— Begin —

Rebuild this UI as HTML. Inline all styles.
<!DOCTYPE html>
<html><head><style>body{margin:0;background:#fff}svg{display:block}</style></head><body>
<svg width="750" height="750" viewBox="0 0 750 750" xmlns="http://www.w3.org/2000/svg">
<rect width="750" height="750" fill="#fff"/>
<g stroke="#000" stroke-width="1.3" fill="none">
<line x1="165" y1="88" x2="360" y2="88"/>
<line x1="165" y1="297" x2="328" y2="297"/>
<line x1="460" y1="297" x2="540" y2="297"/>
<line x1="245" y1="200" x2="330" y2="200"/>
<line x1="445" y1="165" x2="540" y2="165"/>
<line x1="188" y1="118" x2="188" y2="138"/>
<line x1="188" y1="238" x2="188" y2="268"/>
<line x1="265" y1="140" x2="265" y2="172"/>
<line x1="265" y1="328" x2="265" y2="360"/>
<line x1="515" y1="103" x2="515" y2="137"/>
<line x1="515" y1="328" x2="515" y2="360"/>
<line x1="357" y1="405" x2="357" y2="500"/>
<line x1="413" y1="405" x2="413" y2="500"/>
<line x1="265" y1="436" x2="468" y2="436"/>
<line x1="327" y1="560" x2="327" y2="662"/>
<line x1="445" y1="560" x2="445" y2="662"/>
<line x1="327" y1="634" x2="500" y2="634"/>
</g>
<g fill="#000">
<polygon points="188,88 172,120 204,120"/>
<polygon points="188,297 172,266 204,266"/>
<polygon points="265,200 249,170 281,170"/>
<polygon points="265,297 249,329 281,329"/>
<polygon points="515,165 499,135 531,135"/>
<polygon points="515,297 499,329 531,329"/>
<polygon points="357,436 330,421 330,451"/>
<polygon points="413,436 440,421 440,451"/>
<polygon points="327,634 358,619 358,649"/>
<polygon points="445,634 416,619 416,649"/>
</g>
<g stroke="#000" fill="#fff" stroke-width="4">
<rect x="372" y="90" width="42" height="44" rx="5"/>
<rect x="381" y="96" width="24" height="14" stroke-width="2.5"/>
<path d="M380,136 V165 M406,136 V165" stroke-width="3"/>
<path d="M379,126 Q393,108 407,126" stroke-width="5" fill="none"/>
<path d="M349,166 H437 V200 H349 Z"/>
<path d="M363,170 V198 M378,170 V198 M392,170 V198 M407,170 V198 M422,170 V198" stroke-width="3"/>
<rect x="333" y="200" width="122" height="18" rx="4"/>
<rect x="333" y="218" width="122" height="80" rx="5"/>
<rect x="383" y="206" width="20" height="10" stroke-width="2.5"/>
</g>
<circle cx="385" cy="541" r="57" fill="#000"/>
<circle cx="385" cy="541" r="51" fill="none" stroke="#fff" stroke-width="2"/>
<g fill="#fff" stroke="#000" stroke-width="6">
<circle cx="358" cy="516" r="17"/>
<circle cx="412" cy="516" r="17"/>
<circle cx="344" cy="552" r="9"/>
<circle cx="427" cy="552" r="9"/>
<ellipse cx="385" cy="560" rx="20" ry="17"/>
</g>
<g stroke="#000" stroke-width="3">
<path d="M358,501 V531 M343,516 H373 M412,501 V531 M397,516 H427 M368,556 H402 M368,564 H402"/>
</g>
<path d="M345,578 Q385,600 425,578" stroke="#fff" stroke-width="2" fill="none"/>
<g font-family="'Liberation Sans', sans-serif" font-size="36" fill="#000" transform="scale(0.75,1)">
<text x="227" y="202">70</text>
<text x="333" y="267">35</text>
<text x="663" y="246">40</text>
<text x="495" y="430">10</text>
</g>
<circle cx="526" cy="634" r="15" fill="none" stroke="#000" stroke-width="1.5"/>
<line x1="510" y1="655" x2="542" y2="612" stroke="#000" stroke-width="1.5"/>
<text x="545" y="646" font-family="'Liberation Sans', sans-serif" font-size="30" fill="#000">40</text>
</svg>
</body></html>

— End —

→ Instruction:
Write out the entire listing exactly.

→ Solution:
Rebuild this UI as HTML. Inline all styles.
<!DOCTYPE html>
<html><head><style>body{margin:0;background:#fff}svg{display:block}</style></head><body>
<svg width="750" height="750" viewBox="0 0 750 750" xmlns="http://www.w3.org/2000/svg">
<rect width="750" height="750" fill="#fff"/>
<g stroke="#000" stroke-width="1.3" fill="none">
<line x1="165" y1="88" x2="360" y2="88"/>
<line x1="165" y1="297" x2="328" y2="297"/>
<line x1="460" y1="297" x2="540" y2="297"/>
<line x1="245" y1="200" x2="330" y2="200"/>
<line x1="445" y1="165" x2="540" y2="165"/>
<line x1="188" y1="118" x2="188" y2="138"/>
<line x1="188" y1="238" x2="188" y2="268"/>
<line x1="265" y1="140" x2="265" y2="172"/>
<line x1="265" y1="328" x2="265" y2="360"/>
<line x1="515" y1="103" x2="515" y2="137"/>
<line x1="515" y1="328" x2="515" y2="360"/>
<line x1="357" y1="405" x2="357" y2="500"/>
<line x1="413" y1="405" x2="413" y2="500"/>
<line x1="265" y1="436" x2="468" y2="436"/>
<line x1="327" y1="560" x2="327" y2="662"/>
<line x1="445" y1="560" x2="445" y2="662"/>
<line x1="327" y1="634" x2="500" y2="634"/>
</g>
<g fill="#000">
<polygon points="188,88 172,120 204,120"/>
<polygon points="188,297 172,266 204,266"/>
<polygon points="265,200 249,170 281,170"/>
<polygon points="265,297 249,329 281,329"/>
<polygon points="515,165 499,135 531,135"/>
<polygon points="515,297 499,329 531,329"/>
<polygon points="357,436 330,421 330,451"/>
<polygon points="413,436 440,421 440,451"/>
<polygon points="327,634 358,619 358,649"/>
<polygon points="445,634 416,619 416,649"/>
</g>
<g stroke="#000" fill="#fff" stroke-width="4">
<rect x="372" y="90" width="42" height="44" rx="5"/>
<rect x="381" y="96" width="24" height="14" stroke-width="2.5"/>
<path d="M380,136 V165 M406,136 V165" stroke-width="3"/>
<path d="M379,126 Q393,108 407,126" stroke-width="5" fill="none"/>
<path d="M349,166 H437 V200 H349 Z"/>
<path d="M363,170 V198 M378,170 V198 M392,170 V198 M407,170 V198 M422,170 V198" stroke-width="3"/>
<rect x="333" y="200" width="122" height="18" rx="4"/>
<rect x="333" y="218" width="122" height="80" rx="5"/>
<rect x="383" y="206" width="20" height="10" stroke-width="2.5"/>
</g>
<circle cx="385" cy="541" r="57" fill="#000"/>
<circle cx="385" cy="541" r="51" fill="none" stroke="#fff" stroke-width="2"/>
<g fill="#fff" stroke="#000" stroke-width="6">
<circle cx="358" cy="516" r="17"/>
<circle cx="412" cy="516" r="17"/>
<circle cx="344" cy="552" r="9"/>
<circle cx="427" cy="552" r="9"/>
<ellipse cx="385" cy="560" rx="20" ry="17"/>
</g>
<g stroke="#000" stroke-width="3">
<path d="M358,501 V531 M343,516 H373 M412,501 V531 M397,516 H427 M368,556 H402 M368,564 H402"/>
</g>
<path d="M345,578 Q385,600 425,578" stroke="#fff" stroke-width="2" fill="none"/>
<g font-family="'Liberation Sans', sans-serif" font-size="36" fill="#000" transform="scale(0.75,1)">
<text x="227" y="202">70</text>
<text x="333" y="267">35</text>
<text x="663" y="246">40</text>
<text x="495" y="430">10</text>
</g>
<circle cx="526" cy="634" r="15" fill="none" stroke="#000" stroke-width="1.5"/>
<line x1="510" y1="655" x2="542" y2="612" stroke="#000" stroke-width="1.5"/>
<text x="545" y="646" font-family="'Liberation Sans', sans-serif" font-size="30" fill="#000">40</text>
</svg>
</body></html>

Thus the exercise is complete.